*Task statement*
Leave out the pictures, and retype only the lines from the beginning of the material through the line that contains "tick_text = [str(y)", including both.

*Given material*
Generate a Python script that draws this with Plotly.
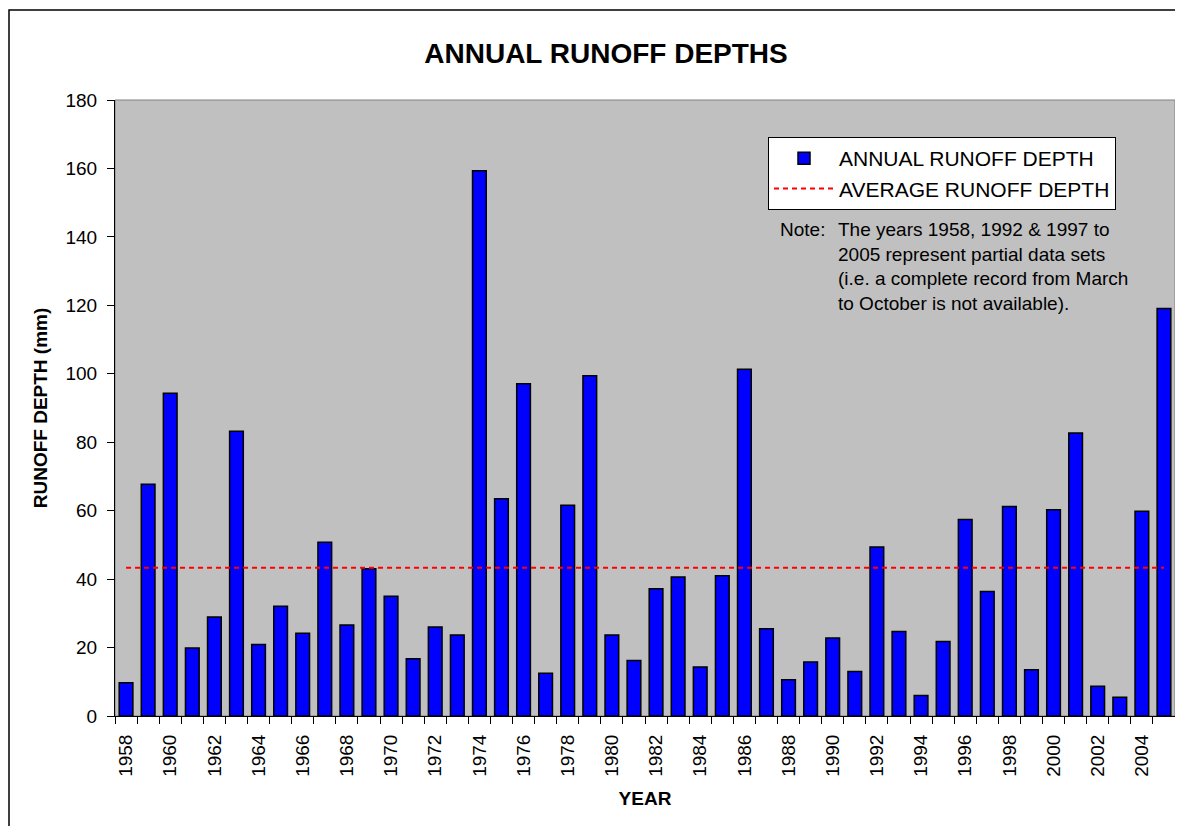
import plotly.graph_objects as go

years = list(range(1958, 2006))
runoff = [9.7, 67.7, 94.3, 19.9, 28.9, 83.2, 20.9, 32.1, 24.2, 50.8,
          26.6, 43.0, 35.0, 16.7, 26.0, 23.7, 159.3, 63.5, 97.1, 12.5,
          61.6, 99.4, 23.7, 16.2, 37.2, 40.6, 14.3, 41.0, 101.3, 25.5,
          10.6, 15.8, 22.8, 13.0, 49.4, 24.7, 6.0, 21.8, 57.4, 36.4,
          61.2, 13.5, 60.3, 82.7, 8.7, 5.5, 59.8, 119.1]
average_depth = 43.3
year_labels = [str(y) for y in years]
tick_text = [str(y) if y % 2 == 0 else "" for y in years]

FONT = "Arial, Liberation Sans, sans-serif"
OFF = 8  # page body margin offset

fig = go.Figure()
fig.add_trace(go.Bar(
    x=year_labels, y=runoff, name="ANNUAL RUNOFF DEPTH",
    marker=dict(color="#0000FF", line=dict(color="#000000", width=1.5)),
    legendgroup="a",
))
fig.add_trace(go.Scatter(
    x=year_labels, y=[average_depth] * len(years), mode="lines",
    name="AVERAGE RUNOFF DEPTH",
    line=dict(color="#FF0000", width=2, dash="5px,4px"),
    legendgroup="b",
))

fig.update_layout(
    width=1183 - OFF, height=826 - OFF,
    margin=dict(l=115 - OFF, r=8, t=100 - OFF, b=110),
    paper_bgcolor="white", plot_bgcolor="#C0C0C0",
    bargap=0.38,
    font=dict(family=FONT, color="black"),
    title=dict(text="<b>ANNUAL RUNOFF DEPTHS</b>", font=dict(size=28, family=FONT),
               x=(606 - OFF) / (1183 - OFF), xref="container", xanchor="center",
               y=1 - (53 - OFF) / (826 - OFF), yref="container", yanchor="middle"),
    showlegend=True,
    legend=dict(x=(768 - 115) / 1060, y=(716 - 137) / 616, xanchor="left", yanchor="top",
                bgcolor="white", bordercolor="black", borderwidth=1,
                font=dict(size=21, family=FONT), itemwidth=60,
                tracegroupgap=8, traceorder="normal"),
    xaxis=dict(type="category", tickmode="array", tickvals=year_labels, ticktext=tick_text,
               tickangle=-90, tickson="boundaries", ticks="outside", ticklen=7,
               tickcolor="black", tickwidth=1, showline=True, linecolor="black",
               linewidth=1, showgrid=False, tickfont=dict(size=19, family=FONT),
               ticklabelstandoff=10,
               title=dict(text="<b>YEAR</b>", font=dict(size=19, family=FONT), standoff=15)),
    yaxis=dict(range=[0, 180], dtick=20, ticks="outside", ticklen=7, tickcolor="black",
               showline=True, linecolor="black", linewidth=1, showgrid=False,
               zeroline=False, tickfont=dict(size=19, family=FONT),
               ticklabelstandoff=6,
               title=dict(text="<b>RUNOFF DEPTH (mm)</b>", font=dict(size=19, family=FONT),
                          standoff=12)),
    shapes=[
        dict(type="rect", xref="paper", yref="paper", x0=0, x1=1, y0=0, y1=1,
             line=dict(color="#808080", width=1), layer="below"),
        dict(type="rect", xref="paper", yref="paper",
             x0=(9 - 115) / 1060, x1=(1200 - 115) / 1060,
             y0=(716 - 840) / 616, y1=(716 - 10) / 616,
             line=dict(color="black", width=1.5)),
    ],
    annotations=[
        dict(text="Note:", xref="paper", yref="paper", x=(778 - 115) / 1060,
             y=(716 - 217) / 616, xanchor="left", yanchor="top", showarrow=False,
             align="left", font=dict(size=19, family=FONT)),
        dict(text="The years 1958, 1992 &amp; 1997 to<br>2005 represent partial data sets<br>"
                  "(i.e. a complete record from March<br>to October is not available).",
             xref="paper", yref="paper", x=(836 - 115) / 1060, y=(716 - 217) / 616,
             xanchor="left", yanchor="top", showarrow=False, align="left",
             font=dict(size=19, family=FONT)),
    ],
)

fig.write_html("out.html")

*Exercise response*
Generate a Python script that draws this with Plotly.
import plotly.graph_objects as go

years = list(range(1958, 2006))
runoff = [9.7, 67.7, 94.3, 19.9, 28.9, 83.2, 20.9, 32.1, 24.2, 50.8,
          26.6, 43.0, 35.0, 16.7, 26.0, 23.7, 159.3, 63.5, 97.1, 12.5,
          61.6, 99.4, 23.7, 16.2, 37.2, 40.6, 14.3, 41.0, 101.3, 25.5,
          10.6, 15.8, 22.8, 13.0, 49.4, 24.7, 6.0, 21.8, 57.4, 36.4,
          61.2, 13.5, 60.3, 82.7, 8.7, 5.5, 59.8, 119.1]
average_depth = 43.3
year_labels = [str(y) for y in years]
tick_text = [str(y) if y % 2 == 0 else "" for y in years]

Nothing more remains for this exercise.